Is any non-Roth 401K money, left over after you die, taxed as normal income to your heirs?
Posted by baldona
Florida
Member since Feb 2016
20481 posts
Posted on 5/27/16 at 8:59 am to
Yes I'm only in my 30s, but I have an Llc I have a Sep-Ira in, we both have a Roth, and my wife and I both have 401k options at work though they are unmatched. There's not very many people that can max both 401ks and Roth financially. So while tax advantages now are important, I don't think it's off base to additionally plan your taxes when you retire. Obviously in 25-35 years the tax codes could change drastically, but I'm not going to
Not plan.

My questioning is because at the beginning of every year I'm usually holding $4-5 k that i saved from good budgeting from the year before and I'm looking to invest since I have until April of the following year. In years past it has been all into my Roth's, but maybe I should look to put more into my SEP. Maybe I'm just over thinking it.
This post was edited on 5/27/16 at 9:07 am
Posted by baldona
Florida
Member since Feb 2016
20481 posts
Posted on 5/27/16 at 9:05 am to
quote:

Is any non-Roth 401K money, left over after you die, taxed as normal income to your heirs?
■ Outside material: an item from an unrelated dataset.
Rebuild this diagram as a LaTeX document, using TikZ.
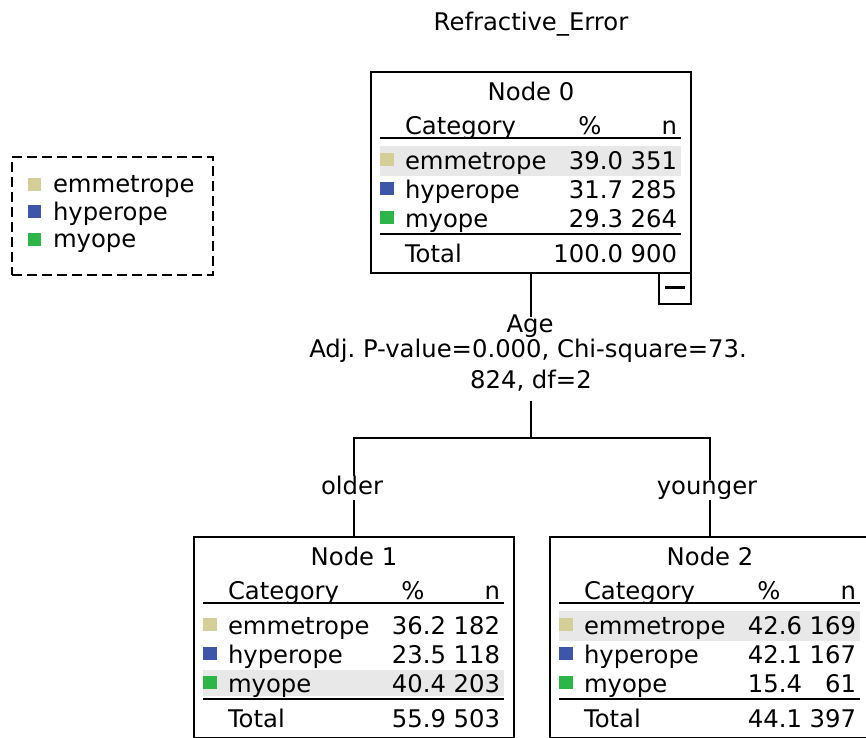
\documentclass[tikz,border=0pt]{standalone}
\usepackage{fontspec}
\setmainfont{DejaVu Sans}
\definecolor{cemm}{RGB}{212,206,153}
\definecolor{chyp}{RGB}{62,86,170}
\definecolor{cmyo}{RGB}{44,182,72}
\definecolor{cband}{RGB}{232,232,232}
\newcommand\catrow[6]{%
  \fill[#2] (9,{#6-16}) rectangle (23,{#6-3});
  \node[anchor=base west] (#1-#3-name) at (34,#6) {#3};
  \node[anchor=base east] (#1-#3-pct) at (252,#6) {#4};
  \node[anchor=base east] (#1-#3-n) at (306,#6) {#5};
}
\newcommand\nodehead[2]{%
  \node[anchor=base] (#1-title) at (160,28) {#2};
  \node[anchor=base west] (#1-cat) at (34,62) {Category};
  \node[anchor=base] (#1-pcth) at (219,62) {\%};
  \node[anchor=base east] (#1-nh) at (306,62) {n};
  \draw[rule] (9,66) -- (310,66);
  \draw[rule] (9,162) -- (310,162);
}
\begin{document}
\frenchspacing
\begin{tikzpicture}[x=1pt,y=-1pt,font=\fontsize{24.3}{28}\selectfont,
  every node/.style={inner sep=0pt,outer sep=0pt},
  treebox/.style={draw,line width=2.1pt,minimum width=320pt,minimum height=201pt,anchor=north west},
  rule/.style={line width=2.1pt},
  conn/.style={line width=2.1pt},
  legbox/.style={draw,line width=2.1pt,dash pattern=on 10pt off 5pt,minimum width=201pt,minimum height=118pt,anchor=north west}]
\useasboundingbox (0,0) rectangle (866,737);
\clip (0,0) rectangle (866,737);

% title
\node[anchor=base] (title) at (531,30) {Refractive\_Error};

% legend
\node[legbox] (legend) at (12,157) {};
\fill[cemm] (28,178) rectangle (41,191);
\fill[chyp] (28,205) rectangle (41,218);
\fill[cmyo] (28,233) rectangle (41,246);
\node[anchor=base west] (leg-emm) at (53,192) {emmetrope};
\node[anchor=base west] (leg-hyp) at (53,220) {hyperope};
\node[anchor=base west] (leg-myo) at (53,247) {myope};

% Node 0
\node[treebox] (n0) at (371,72) {};
\begin{scope}[shift={(371,72)}]
  \fill[cband] (9,74) rectangle (310,104);
  \nodehead{n0}{Node 0}
  \catrow{n0}{cemm}{emmetrope}{39.0}{351}{97}
  \catrow{n0}{chyp}{hyperope}{31.7}{285}{126}
  \catrow{n0}{cmyo}{myope}{29.3}{264}{155}
  \node[anchor=base west] (n0-tot) at (34,190) {Total};
  \node[anchor=base east] (n0-totp) at (252,190) {100.0};
  \node[anchor=base east] (n0-totn) at (306,190) {900};
\end{scope}
\node[draw,line width=2.1pt,minimum width=32pt,minimum height=31pt,anchor=north east] (n0-minus) at (n0.south east) {};
\draw[line width=2.4pt] ([xshift=-10pt,yshift=1pt]n0-minus.center) -- ([xshift=10pt,yshift=1pt]n0-minus.center);

% split labels
\node[anchor=base] (age) at (530,332) {Age};
\node[anchor=base] (stat1) at (528,357) {Adj. P-value=0.000, Chi-square=73.};
\node[anchor=base] (stat2) at (531,388) {824, df=2};
\node[anchor=base] (older) at (352,494) {older};
\node[anchor=base] (younger) at (707,494) {younger};

% Node 1
\node[treebox] (n1) at (194,537) {};
\begin{scope}[shift={(194,537)}]
  \fill[cband] (9,133) rectangle (310,159);
  \nodehead{n1}{Node 1}
  \catrow{n1}{cemm}{emmetrope}{36.2}{182}{97}
  \catrow{n1}{chyp}{hyperope}{23.5}{118}{126}
  \catrow{n1}{cmyo}{myope}{40.4}{203}{155}
  \node[anchor=base west] (n1-tot) at (34,190) {Total};
  \node[anchor=base east] (n1-totp) at (252,190) {55.9};
  \node[anchor=base east] (n1-totn) at (306,190) {503};
\end{scope}

% Node 2
\node[treebox] (n2) at (550,537) {};
\begin{scope}[shift={(550,537)}]
  \fill[cband] (9,74) rectangle (310,104);
  \nodehead{n2}{Node 2}
  \catrow{n2}{cemm}{emmetrope}{42.6}{169}{97}
  \catrow{n2}{chyp}{hyperope}{42.1}{167}{126}
  \catrow{n2}{cmyo}{myope}{15.4}{61}{155}
  \node[anchor=base west] (n2-tot) at (34,190) {Total};
  \node[anchor=base east] (n2-totp) at (252,190) {44.1};
  \node[anchor=base east] (n2-totn) at (306,190) {397};
\end{scope}

% connectors
\coordinate (split) at (531,438);
\coordinate (lsplit) at (n1.north |- split);
\coordinate (rsplit) at (n2.north |- split);
\draw[conn] (n0.south) -- ([yshift=-3pt]n0.south |- age.north);
\draw[conn] ([yshift=-10pt]stat2.south -| split) -- (split);
\draw[conn,line cap=rect] (lsplit) -- (rsplit);
\draw[conn] (lsplit) -- (lsplit |- older.north);
\draw[conn] (rsplit) -- (rsplit |- younger.north);
\draw[conn] ([yshift=-6pt]older.south -| lsplit) -- (n1.north);
\draw[conn] ([yshift=-6pt]older.south -| rsplit) -- (n2.north);
\end{tikzpicture}
\end{document}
I'm assuming it counts to the individual max of $5.5 mil to pass down no different than anything else? There are additional restrictions on retirement money passed down though like I believe a percentage has to be withdrawn by the heirs.
Posted by Hawkeye95
Member since Dec 2013
20293 posts
Posted on 5/27/16 at 9:05 am to
quote:

Yes I'm only in my 30s, but I have an Llc I have a Sep-Ira in, we both have a Roth, and my wife and I both have 401k options at work though they are unmatched. There's not very many people that can max both 401ks and Roth financially. So while tax advantages now are important, I don't think it's off base to additionally plan your taxes when you retire. Obviously in 25-35 years the tax codes could change drastically, but I'm not going to
Not plan.

My questioning is because at the beginning of every year I'm usually holding $4-5 k that i saved and I'm looking to invest. In years past it has been all into my Roth's, but maybe I should look to put more into my SEP. Maybe I'm just over thinking it.

The general rule is contribute to 401k until they get full matched, then max roth, then max your 401k. that probably changes since you don't get matched. I personally like the benefit of reduced income taxes, its a benefit I get now vs. later. And my tax rates are higher now than they will be when I retire.
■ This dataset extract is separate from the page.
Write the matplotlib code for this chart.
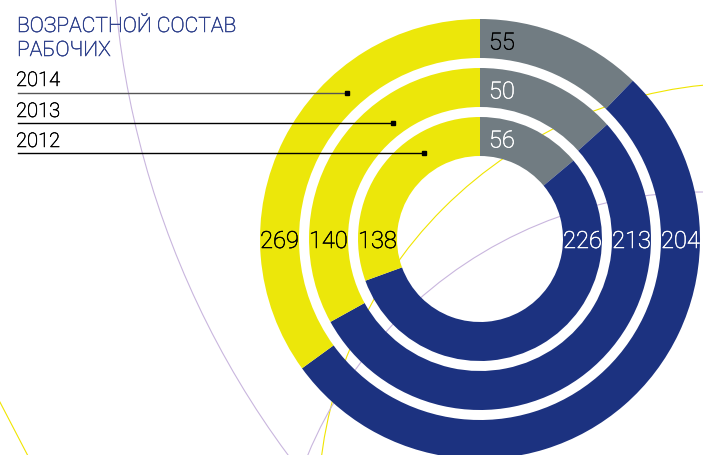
import matplotlib
matplotlib.use("Agg")
import matplotlib.pyplot as plt
from matplotlib.patches import Circle
import matplotlib.patheffects as pe

# Data
years = ["2014", "2013", "2012"]
gray_vals = [55, 50, 56]
navy_vals = [204, 213, 226]
yellow_vals = [269, 140, 138]
# segment sizes (degrees) as drawn in the reference
gray_deg = [44, 48, 50]
navy_deg = [190, 193, 200]
yellow_deg = [126, 119, 110]

# Colours
GRAY = "#717c82"
NAVY = "#1c3280"
YELLOW = "#ece70a"
TITLE = "#2f418c"
LILAC = "#c9b6de"
LINE_YEL = "#f0e500"

W, H = 703, 456
plt.rcParams["font.family"] = ["Roboto", "DejaVu Sans"]

fig = plt.figure(figsize=(W / 100, H / 100), dpi=100)
ax = fig.add_axes([0, 0, 1, 1])

def py(y):
    # pixel row -> data y
    return H - y

def label(x, y, s, color, size, ha="left"):
    # light face, slightly thickened to match the reference stroke weight
    ax.text(x, y, s, fontsize=size, fontweight="light", color=color, ha=ha,
            va="baseline", zorder=4,
            path_effects=[pe.withStroke(linewidth=0.4, foreground=color)])

# decorative thin arcs under the rings
ax.add_patch(Circle((1007, py(-77)), 895, fill=False, ec=LILAC, lw=0.8, zorder=1))
ax.add_patch(Circle((746, py(512)), 428, fill=False, ec=LINE_YEL, lw=0.8, zorder=1))
ax.add_patch(Circle((702, py(620)), 427, fill=False, ec=LILAC, lw=0.8, zorder=1))
ax.plot([-10, 40], [py(384), py(480)], color=LINE_YEL, lw=0.8, zorder=1)

# rings
cx, cy = 480, py(240)
radii = [220, 171, 122]
ring_w = 39
for i in range(3):
    wedges, _ = ax.pie([gray_deg[i], navy_deg[i], yellow_deg[i]], radius=radii[i],
                       center=(cx, cy), startangle=90, counterclock=False,
                       colors=[GRAY, NAVY, YELLOW],
                       wedgeprops=dict(width=ring_w, linewidth=0))
    for w in wedges:
        w.set_zorder(2)

    rmid = radii[i] - ring_w / 2
    label(cx - rmid, cy - 9, str(yellow_vals[i]), "black", 17, ha="center")
    label(cx + rmid, cy - 9, str(navy_vals[i]), "white", 17, ha="center")
    label(cx + 9, cy + rmid - 11, str(gray_vals[i]),
          "black" if i == 0 else "white", 17)

# title
label(17, py(33), "ВОЗРАСТНОЙ СОСТАВ", TITLE, 15.2)
label(17, py(57), "РАБОЧИХ", TITLE, 15.2)

# year labels with leader lines
year_base = [87, 118, 148]
line_y = [93.5, 123.5, 153.5]
line_end = [347, 393, 424]
line_col = ["#555555", "black", "black"]
for i in range(3):
    label(16, py(year_base[i]), years[i], "black", 14.5)
    ax.plot([18, line_end[i]], [py(line_y[i])] * 2, color=line_col[i], lw=1, zorder=3)
    ax.plot(line_end[i], py(line_y[i]), marker="s", ms=2.5, color="black", zorder=3)

ax.set_aspect("auto")
ax.set_xlim(0, W)
ax.set_ylim(0, H)
ax.axis("off")

fig.savefig("out.png", dpi=100)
I think the trick is that you don't know what taxes are going to do in the future. I personally think spreading it around to both pre tax and post tax accounts is the best strategy.

We know its going to change, but to what? 25 years ago the Roth didn't exist, and 401ks weren't that popular. Traditional IRA is what people went with.

This post was edited on 5/27/16 at 9:07 am
Posted by Teddy Ruxpin
Member since Oct 2006
39584 posts
Posted on 5/27/16 at 9:14 am to
I have no clue. You'd think 401k money would get taxed because the government hasn't gotten it's cut yet until it's disbursed. No way they pass on that right?
This post was edited on 5/27/16 at 9:15 am
Posted by Teddy Ruxpin
Member since Oct 2006
39584 posts
Posted on 5/27/16 at 9:17 am to
I agree with this. I came to that conclusion after we became roth ineligible and wanted to lower AGI for lots of reasons so we max 401ks now.

I'll probably try to backdoor some roth money because why not.
Posted by Hawkeye95
Member since Dec 2013
20293 posts
Posted on 5/27/16 at 9:31 am to
quote:

I'll probably try to backdoor some roth money because why not.


backdooring is harder than it looks. Its great if you are lower income, and don't have a rollover. But if you have a rollover, forget about it.
Posted by Teddy Ruxpin
Member since Oct 2006
39584 posts
Posted on 5/27/16 at 10:10 am to
Ya, I've got nothing besides a Roth and 401k.

My wife switched jobs and her old 401k is fine so as long as it can stay there I think we're good.